## GIVEN DATA
☆ ☆ ☆
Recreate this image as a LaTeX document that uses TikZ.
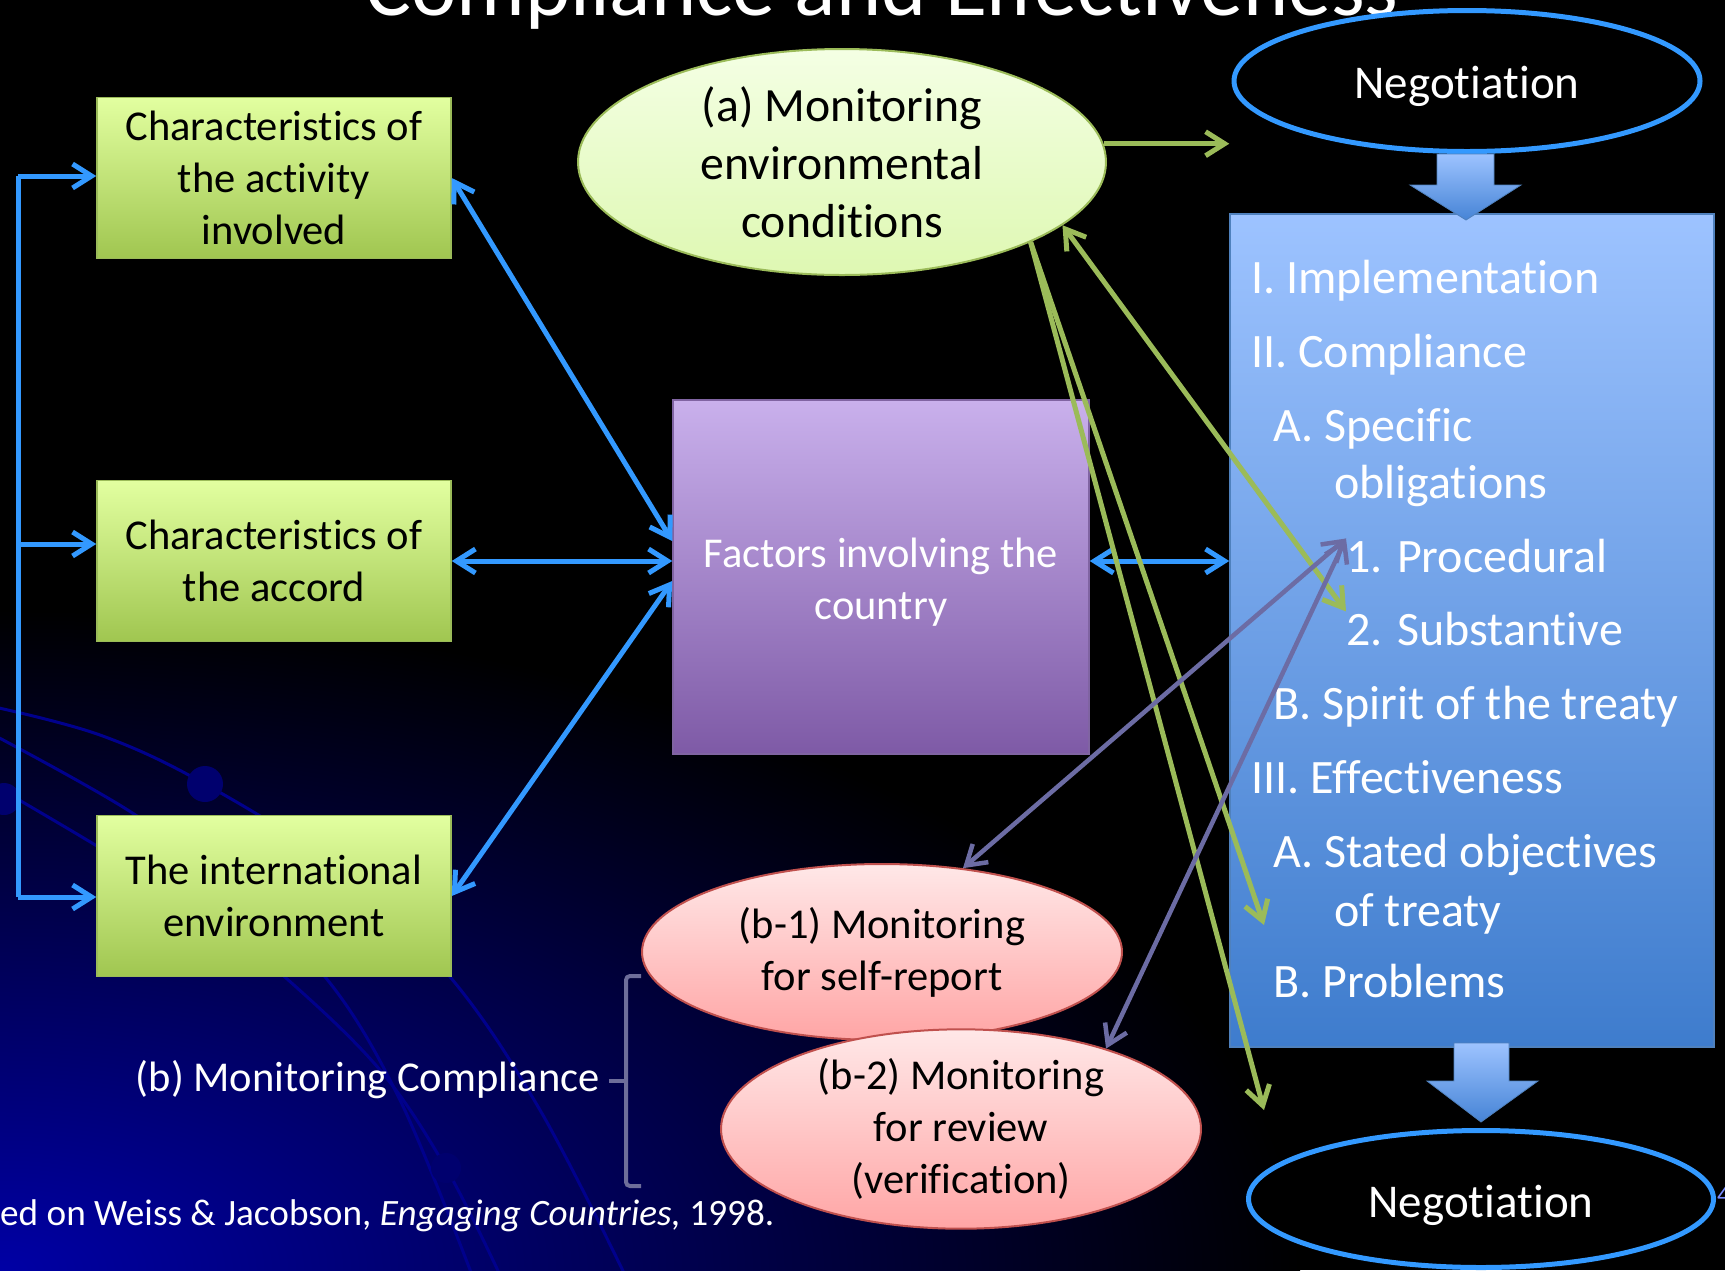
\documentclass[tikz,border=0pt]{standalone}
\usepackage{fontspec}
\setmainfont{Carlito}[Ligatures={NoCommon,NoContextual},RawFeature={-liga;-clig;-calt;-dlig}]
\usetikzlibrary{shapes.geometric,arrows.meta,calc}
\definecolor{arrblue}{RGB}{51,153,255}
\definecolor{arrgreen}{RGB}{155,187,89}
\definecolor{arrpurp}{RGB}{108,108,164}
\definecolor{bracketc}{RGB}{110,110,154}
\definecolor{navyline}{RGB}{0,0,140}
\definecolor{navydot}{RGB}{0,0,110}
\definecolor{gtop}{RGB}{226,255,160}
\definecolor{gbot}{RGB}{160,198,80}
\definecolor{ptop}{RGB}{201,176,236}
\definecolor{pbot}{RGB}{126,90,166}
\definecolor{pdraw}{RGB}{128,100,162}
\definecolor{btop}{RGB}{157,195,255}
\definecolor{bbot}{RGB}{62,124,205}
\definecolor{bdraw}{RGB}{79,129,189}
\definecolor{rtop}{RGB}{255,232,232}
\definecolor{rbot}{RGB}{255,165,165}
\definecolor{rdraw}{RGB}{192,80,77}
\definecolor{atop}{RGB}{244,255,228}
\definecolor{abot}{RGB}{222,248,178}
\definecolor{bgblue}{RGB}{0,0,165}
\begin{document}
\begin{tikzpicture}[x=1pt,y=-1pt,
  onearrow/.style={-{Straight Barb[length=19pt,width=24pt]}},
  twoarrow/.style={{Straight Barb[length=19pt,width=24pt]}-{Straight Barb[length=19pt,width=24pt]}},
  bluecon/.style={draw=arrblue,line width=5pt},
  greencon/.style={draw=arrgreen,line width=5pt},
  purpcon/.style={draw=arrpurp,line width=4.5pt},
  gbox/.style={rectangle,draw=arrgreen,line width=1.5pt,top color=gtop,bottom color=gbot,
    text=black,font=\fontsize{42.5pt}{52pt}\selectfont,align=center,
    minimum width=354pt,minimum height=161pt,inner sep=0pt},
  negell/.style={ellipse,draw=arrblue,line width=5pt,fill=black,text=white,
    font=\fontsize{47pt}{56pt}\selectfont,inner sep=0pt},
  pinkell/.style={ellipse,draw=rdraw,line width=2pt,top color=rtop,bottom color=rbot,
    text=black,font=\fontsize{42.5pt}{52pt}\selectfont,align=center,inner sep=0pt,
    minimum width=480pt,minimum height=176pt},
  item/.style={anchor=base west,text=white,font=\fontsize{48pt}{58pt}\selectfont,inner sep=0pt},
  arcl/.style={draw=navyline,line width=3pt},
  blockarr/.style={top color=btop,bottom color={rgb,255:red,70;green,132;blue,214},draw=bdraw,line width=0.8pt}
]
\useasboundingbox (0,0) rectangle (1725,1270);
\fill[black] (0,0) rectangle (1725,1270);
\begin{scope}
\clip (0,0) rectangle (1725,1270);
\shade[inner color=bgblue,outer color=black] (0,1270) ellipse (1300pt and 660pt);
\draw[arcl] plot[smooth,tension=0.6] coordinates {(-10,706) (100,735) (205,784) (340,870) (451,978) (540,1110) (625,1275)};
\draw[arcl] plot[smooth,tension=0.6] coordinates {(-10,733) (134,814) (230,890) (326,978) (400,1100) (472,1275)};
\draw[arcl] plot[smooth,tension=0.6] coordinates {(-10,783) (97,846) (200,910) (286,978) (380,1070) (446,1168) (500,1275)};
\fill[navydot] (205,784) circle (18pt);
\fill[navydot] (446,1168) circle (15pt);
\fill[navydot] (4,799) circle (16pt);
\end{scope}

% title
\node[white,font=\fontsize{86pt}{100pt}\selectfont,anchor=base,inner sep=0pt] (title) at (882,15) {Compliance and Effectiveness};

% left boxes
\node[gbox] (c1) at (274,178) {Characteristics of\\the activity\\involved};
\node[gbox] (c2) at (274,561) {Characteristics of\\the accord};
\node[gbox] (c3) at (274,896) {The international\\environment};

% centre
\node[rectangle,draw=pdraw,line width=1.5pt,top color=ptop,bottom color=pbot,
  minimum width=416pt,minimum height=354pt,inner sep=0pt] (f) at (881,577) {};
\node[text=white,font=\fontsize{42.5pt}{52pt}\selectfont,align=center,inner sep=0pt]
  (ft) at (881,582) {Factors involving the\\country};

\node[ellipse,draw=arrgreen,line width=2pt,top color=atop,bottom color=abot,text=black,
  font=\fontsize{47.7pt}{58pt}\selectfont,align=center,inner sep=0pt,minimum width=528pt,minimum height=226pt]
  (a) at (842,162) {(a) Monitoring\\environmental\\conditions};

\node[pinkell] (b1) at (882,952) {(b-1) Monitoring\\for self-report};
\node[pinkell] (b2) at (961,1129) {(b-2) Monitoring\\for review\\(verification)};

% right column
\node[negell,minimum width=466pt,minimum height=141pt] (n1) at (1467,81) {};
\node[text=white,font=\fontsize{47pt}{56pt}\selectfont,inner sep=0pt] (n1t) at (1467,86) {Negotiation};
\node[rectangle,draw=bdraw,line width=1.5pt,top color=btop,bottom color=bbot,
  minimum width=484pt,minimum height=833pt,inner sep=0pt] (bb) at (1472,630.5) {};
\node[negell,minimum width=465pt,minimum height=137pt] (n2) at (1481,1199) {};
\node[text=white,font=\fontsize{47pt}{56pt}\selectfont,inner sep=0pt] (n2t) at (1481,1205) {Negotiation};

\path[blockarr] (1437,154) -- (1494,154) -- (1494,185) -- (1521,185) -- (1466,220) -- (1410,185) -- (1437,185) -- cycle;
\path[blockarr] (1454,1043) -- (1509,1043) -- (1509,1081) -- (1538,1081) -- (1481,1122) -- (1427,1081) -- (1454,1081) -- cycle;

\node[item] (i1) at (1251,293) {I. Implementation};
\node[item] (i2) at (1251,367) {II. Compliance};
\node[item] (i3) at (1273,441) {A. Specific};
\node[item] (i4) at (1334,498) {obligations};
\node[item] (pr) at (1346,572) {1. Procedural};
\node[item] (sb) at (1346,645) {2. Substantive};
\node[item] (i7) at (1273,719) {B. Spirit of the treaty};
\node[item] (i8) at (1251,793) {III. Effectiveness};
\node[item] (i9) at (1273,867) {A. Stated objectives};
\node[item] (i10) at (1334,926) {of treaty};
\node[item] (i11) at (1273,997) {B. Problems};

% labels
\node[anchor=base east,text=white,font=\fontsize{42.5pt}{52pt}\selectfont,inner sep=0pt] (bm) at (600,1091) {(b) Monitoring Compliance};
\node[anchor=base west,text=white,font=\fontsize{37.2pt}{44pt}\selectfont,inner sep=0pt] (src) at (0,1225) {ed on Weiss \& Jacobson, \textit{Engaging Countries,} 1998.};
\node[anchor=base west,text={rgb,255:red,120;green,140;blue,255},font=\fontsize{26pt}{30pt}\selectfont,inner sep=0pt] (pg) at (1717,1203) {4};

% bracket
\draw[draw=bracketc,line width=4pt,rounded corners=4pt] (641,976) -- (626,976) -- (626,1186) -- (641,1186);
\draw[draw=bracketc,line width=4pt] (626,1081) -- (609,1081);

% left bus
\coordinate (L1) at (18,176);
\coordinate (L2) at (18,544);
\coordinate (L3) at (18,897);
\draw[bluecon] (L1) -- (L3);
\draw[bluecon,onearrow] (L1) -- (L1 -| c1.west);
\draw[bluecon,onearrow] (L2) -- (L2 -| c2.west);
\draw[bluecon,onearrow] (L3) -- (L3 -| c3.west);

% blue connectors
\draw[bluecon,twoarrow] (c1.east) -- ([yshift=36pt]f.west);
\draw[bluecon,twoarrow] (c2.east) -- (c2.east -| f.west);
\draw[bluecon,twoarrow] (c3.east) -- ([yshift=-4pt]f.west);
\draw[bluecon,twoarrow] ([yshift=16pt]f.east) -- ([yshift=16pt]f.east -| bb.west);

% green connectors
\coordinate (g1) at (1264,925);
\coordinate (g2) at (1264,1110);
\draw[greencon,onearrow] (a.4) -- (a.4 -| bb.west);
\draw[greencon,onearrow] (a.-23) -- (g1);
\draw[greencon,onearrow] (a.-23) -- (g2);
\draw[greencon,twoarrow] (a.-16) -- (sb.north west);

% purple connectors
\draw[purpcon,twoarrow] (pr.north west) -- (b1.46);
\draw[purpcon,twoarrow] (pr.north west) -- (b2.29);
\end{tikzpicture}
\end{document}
☆ ☆ ☆
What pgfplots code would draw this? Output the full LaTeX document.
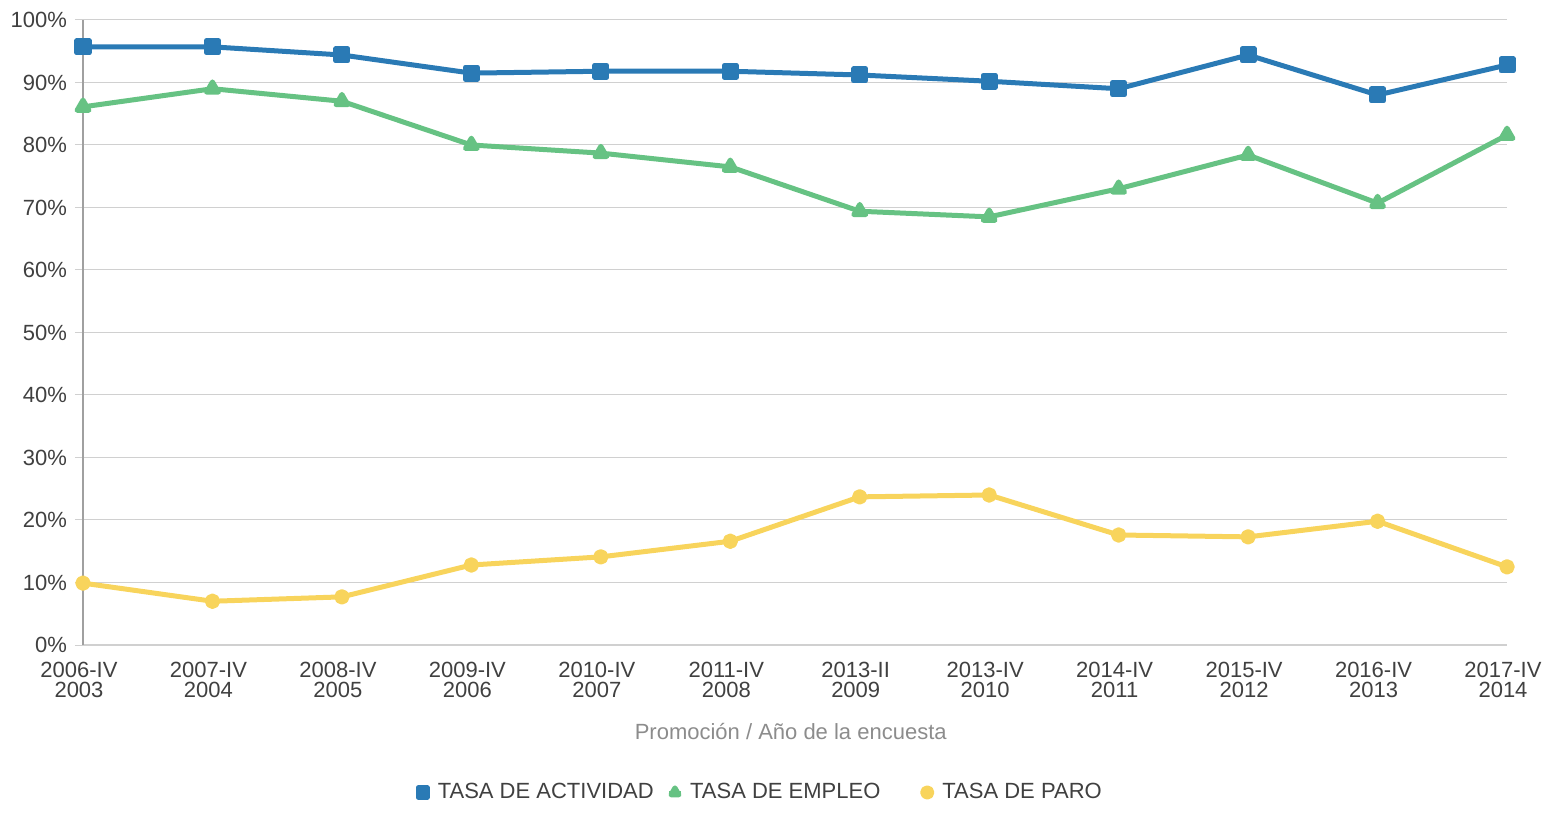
☆ ☆ ☆
## INSTRUCTIONS FOR THE TASK
Where a line of the entries contains the word "this", copy that line.

## REPLY TO THE TASK
Recreate this image as a LaTeX document that uses TikZ.
What pgfplots code would draw this? Output the full LaTeX document.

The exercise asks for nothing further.